◆ **DATA PROVIDED**:
_ _ _ _ _

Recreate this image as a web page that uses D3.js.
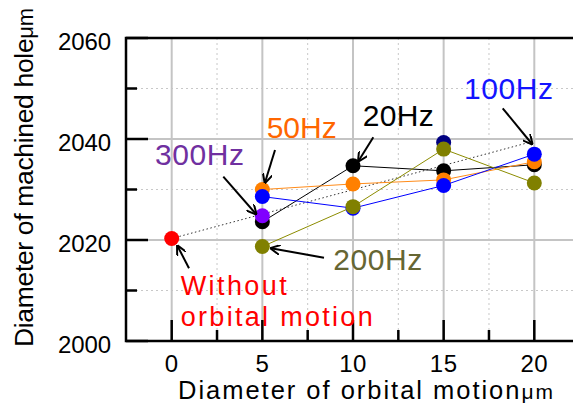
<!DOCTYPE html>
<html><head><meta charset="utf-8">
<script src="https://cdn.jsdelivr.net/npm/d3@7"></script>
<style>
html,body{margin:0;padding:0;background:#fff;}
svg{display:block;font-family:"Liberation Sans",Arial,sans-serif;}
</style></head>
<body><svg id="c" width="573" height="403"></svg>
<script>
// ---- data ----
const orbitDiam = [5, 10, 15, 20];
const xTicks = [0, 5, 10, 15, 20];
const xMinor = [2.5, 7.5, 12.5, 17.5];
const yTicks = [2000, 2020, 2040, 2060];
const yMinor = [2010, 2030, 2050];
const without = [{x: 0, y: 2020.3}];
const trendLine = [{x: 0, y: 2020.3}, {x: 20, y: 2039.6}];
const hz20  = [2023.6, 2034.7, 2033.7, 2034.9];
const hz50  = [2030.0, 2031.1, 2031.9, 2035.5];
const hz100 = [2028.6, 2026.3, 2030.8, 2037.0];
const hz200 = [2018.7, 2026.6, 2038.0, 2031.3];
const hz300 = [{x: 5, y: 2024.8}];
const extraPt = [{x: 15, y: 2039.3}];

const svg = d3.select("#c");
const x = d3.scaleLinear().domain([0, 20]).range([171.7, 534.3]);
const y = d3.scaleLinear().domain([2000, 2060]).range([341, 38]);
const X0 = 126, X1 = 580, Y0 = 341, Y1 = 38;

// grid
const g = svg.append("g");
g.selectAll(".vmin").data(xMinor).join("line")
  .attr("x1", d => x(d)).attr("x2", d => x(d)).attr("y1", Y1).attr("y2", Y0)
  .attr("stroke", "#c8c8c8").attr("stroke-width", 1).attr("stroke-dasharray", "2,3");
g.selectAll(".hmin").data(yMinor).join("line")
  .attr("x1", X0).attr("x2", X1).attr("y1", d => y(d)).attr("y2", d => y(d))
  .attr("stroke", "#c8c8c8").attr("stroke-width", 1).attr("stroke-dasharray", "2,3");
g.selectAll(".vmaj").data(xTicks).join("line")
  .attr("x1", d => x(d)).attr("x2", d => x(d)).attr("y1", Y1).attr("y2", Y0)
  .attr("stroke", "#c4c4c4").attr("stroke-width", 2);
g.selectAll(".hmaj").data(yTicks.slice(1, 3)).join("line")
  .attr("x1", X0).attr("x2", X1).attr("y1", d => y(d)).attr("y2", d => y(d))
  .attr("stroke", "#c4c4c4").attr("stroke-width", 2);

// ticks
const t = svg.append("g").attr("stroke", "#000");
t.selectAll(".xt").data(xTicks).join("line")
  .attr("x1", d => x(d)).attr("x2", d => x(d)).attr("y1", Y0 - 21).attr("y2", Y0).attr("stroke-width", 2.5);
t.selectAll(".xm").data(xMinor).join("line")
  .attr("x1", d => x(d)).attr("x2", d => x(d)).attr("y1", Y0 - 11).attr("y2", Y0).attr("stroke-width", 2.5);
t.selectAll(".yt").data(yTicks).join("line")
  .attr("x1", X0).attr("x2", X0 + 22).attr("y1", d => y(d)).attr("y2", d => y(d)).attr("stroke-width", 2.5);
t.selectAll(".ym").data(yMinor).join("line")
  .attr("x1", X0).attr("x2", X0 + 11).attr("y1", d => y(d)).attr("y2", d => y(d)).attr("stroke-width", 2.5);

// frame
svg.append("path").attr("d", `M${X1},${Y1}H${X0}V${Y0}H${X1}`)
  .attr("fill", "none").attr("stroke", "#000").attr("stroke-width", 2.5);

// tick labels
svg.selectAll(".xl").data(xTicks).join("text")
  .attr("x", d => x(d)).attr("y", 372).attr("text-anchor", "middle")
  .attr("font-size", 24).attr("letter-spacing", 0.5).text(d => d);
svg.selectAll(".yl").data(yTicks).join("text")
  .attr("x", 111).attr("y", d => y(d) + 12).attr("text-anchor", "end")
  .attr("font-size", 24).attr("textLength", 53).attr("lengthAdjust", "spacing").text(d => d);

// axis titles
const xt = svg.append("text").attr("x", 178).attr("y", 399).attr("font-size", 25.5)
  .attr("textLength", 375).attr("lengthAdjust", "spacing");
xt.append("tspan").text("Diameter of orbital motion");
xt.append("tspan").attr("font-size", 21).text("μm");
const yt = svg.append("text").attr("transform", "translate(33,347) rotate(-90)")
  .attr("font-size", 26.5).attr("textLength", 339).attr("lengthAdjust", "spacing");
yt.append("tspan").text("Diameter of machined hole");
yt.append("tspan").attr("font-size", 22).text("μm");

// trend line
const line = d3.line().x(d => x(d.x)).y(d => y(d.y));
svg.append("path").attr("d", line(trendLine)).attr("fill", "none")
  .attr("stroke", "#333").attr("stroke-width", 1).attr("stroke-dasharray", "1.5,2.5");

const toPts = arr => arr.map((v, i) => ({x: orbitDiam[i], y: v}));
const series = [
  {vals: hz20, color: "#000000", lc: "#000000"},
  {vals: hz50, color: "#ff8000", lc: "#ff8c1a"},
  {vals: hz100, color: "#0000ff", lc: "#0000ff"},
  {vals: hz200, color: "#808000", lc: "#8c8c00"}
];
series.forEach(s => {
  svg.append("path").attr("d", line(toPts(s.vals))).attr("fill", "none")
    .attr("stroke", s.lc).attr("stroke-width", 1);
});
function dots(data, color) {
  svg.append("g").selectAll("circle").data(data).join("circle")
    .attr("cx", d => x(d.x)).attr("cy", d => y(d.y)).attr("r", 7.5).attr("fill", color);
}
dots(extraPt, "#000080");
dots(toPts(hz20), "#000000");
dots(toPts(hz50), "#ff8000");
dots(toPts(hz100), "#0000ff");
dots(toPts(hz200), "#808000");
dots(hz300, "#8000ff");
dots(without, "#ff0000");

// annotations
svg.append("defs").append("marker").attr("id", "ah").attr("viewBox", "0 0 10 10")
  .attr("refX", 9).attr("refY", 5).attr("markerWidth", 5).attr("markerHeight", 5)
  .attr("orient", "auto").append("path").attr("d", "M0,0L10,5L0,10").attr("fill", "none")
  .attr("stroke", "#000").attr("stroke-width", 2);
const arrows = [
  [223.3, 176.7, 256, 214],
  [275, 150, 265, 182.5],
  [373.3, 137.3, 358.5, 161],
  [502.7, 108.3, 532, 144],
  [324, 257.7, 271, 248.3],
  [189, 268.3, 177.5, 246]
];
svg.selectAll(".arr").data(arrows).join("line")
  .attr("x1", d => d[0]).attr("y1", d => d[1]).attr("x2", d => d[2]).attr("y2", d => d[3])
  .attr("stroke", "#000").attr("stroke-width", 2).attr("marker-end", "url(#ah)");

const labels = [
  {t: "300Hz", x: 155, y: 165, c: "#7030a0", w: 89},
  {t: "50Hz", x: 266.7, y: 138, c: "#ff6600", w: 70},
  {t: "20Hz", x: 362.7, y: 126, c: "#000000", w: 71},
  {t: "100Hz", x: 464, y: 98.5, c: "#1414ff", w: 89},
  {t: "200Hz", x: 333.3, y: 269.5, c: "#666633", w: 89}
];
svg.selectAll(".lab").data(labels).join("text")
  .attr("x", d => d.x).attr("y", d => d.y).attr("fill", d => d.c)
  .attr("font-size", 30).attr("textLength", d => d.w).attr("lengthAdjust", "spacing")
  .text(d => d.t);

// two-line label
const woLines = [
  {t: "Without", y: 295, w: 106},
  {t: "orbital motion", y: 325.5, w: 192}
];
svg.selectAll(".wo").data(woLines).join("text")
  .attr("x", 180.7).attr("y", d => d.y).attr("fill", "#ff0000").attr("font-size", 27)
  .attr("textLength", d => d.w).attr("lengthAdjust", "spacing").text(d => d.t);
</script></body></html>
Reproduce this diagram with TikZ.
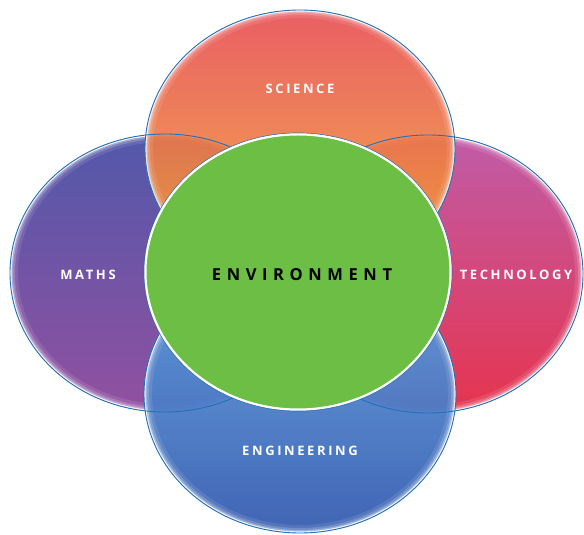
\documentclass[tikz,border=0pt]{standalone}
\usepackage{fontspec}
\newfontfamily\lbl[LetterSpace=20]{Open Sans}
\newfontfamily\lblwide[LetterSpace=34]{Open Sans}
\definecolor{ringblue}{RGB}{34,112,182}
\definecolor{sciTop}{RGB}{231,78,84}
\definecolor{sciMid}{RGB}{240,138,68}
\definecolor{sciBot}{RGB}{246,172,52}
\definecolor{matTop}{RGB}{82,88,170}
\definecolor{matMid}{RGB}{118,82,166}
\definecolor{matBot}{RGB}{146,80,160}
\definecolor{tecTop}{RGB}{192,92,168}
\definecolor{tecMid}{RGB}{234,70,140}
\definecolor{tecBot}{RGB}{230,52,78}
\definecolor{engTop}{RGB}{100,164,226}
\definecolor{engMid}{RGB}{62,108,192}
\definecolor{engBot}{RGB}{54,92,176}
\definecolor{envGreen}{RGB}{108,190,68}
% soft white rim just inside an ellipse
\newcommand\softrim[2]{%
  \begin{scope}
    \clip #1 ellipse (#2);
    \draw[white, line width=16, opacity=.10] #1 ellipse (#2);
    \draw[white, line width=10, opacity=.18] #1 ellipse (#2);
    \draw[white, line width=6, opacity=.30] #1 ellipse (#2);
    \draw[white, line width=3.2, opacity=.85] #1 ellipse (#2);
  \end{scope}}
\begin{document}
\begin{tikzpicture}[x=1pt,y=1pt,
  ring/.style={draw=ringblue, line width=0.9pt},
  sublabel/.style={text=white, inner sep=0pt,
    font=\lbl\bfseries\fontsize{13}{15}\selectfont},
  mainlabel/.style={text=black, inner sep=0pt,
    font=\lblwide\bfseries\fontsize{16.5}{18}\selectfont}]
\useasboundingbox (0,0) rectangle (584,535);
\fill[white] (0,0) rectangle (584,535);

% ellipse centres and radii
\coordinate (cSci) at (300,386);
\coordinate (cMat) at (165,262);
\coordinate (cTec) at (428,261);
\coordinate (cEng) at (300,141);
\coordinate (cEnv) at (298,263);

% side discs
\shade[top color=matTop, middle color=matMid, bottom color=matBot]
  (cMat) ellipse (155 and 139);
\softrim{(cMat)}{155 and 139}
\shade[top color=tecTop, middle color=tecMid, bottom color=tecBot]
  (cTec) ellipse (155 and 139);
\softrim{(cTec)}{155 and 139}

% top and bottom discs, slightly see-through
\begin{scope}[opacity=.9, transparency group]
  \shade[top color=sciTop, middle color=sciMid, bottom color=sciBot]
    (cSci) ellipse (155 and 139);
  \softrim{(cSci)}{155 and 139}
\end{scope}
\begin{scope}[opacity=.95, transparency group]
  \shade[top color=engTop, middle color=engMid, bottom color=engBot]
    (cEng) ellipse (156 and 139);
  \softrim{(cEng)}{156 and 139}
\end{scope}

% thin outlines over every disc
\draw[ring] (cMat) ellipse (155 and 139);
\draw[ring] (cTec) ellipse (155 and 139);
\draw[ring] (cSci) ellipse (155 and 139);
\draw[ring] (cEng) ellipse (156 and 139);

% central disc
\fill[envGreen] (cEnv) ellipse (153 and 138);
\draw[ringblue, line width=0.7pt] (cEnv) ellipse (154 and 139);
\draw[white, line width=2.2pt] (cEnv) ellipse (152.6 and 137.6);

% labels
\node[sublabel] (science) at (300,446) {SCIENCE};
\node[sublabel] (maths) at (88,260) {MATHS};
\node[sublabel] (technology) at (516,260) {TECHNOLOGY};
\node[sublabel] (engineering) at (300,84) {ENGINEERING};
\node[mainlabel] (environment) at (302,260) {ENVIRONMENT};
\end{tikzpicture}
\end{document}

_ _ _ _ _

◆ **WHAT YOU NEED TO DO**:
Starting at the top of the listing above, please restate word for word each line up to and including the one that holds "const X0 = 126, X1 = 580, Y0 = 341, Y1 = 38;", omitting every image.

◆ **ANSWER TO THIS TASK**:
Recreate this image as a web page that uses D3.js.
<!DOCTYPE html>
<html><head><meta charset="utf-8">
<script src="https://cdn.jsdelivr.net/npm/d3@7"></script>
<style>
html,body{margin:0;padding:0;background:#fff;}
svg{display:block;font-family:"Liberation Sans",Arial,sans-serif;}
</style></head>
<body><svg id="c" width="573" height="403"></svg>
<script>
// ---- data ----
const orbitDiam = [5, 10, 15, 20];
const xTicks = [0, 5, 10, 15, 20];
const xMinor = [2.5, 7.5, 12.5, 17.5];
const yTicks = [2000, 2020, 2040, 2060];
const yMinor = [2010, 2030, 2050];
const without = [{x: 0, y: 2020.3}];
const trendLine = [{x: 0, y: 2020.3}, {x: 20, y: 2039.6}];
const hz20  = [2023.6, 2034.7, 2033.7, 2034.9];
const hz50  = [2030.0, 2031.1, 2031.9, 2035.5];
const hz100 = [2028.6, 2026.3, 2030.8, 2037.0];
const hz200 = [2018.7, 2026.6, 2038.0, 2031.3];
const hz300 = [{x: 5, y: 2024.8}];
const extraPt = [{x: 15, y: 2039.3}];

const svg = d3.select("#c");
const x = d3.scaleLinear().domain([0, 20]).range([171.7, 534.3]);
const y = d3.scaleLinear().domain([2000, 2060]).range([341, 38]);
const X0 = 126, X1 = 580, Y0 = 341, Y1 = 38;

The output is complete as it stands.